◆ EXERCISE AIM
Retype exactly the lines from the first one through the line with "from matplotlib.patches import Ellipse", including both ends; skip any pictures.

◆ SUPPLIED MATERIAL
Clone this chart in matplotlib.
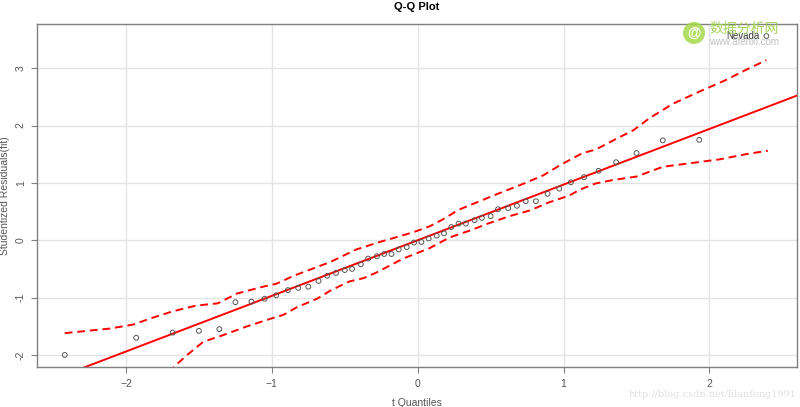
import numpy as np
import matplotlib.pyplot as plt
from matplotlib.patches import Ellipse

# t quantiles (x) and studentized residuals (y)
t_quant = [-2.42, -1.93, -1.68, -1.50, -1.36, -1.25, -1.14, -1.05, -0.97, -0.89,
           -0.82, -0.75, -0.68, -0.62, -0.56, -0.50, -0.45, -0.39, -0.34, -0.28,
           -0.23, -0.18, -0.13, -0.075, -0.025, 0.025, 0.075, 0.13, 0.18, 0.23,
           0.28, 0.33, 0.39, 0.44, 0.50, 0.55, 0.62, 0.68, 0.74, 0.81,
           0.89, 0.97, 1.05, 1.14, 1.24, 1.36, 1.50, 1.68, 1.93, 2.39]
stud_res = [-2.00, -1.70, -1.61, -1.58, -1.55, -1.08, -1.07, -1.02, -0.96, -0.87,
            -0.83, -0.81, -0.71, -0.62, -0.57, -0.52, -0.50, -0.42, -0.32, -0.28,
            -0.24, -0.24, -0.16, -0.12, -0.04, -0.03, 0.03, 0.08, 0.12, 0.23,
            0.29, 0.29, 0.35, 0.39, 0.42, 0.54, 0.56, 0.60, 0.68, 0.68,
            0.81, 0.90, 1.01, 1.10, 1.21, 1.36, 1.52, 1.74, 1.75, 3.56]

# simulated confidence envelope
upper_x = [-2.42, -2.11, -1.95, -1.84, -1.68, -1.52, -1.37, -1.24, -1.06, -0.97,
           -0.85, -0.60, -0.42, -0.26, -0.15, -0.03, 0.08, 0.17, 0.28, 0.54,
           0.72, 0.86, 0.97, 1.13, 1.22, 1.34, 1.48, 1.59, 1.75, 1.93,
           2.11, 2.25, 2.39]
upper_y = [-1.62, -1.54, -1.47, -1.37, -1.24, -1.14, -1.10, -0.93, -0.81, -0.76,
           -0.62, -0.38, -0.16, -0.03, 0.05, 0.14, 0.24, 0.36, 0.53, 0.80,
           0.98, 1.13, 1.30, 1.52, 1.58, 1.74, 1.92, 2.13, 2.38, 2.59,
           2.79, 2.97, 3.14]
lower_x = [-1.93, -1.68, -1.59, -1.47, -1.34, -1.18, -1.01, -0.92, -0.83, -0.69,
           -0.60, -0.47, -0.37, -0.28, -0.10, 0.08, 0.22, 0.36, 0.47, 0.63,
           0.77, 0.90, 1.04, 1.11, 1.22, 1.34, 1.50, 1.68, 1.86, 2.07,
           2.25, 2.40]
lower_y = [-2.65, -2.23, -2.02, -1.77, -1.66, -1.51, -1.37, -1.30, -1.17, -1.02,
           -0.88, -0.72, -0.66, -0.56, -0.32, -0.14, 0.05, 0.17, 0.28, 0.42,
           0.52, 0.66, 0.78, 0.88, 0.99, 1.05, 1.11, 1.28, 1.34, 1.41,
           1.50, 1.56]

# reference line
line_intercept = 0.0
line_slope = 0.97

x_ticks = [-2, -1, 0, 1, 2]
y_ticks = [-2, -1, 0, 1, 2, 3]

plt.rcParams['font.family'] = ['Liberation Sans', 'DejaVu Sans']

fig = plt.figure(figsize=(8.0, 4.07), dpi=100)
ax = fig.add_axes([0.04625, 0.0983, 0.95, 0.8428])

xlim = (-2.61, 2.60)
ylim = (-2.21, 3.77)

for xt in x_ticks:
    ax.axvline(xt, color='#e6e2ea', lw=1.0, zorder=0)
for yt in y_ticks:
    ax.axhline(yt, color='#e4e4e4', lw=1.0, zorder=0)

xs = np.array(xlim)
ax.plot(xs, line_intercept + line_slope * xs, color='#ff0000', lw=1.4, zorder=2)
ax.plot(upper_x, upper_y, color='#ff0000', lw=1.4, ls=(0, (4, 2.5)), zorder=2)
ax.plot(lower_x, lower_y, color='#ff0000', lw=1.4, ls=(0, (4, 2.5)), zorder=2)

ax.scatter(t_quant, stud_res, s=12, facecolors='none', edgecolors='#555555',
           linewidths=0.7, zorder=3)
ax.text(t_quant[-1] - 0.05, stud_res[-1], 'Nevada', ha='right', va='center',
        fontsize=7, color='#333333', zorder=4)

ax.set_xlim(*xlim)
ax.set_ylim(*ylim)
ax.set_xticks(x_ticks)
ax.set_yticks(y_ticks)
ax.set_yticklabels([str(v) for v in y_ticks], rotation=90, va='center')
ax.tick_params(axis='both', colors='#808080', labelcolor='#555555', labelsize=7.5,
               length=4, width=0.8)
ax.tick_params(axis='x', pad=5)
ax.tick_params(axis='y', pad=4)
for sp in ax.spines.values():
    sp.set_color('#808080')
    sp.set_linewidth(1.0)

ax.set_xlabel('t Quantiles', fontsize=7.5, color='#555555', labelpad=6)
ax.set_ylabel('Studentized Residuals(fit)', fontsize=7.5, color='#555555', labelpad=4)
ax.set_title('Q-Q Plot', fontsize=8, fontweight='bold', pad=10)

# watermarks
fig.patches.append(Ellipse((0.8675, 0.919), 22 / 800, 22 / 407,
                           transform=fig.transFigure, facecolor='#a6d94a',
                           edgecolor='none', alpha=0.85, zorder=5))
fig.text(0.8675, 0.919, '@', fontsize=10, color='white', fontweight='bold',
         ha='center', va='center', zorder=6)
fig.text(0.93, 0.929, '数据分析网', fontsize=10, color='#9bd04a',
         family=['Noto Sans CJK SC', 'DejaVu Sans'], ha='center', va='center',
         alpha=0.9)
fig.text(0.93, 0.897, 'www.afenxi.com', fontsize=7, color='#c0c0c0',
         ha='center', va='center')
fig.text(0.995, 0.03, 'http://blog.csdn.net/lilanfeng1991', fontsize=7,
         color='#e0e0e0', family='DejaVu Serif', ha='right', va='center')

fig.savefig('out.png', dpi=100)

◆ RESULT FOR THIS TASK
Clone this chart in matplotlib.
import numpy as np
import matplotlib.pyplot as plt
from matplotlib.patches import Ellipse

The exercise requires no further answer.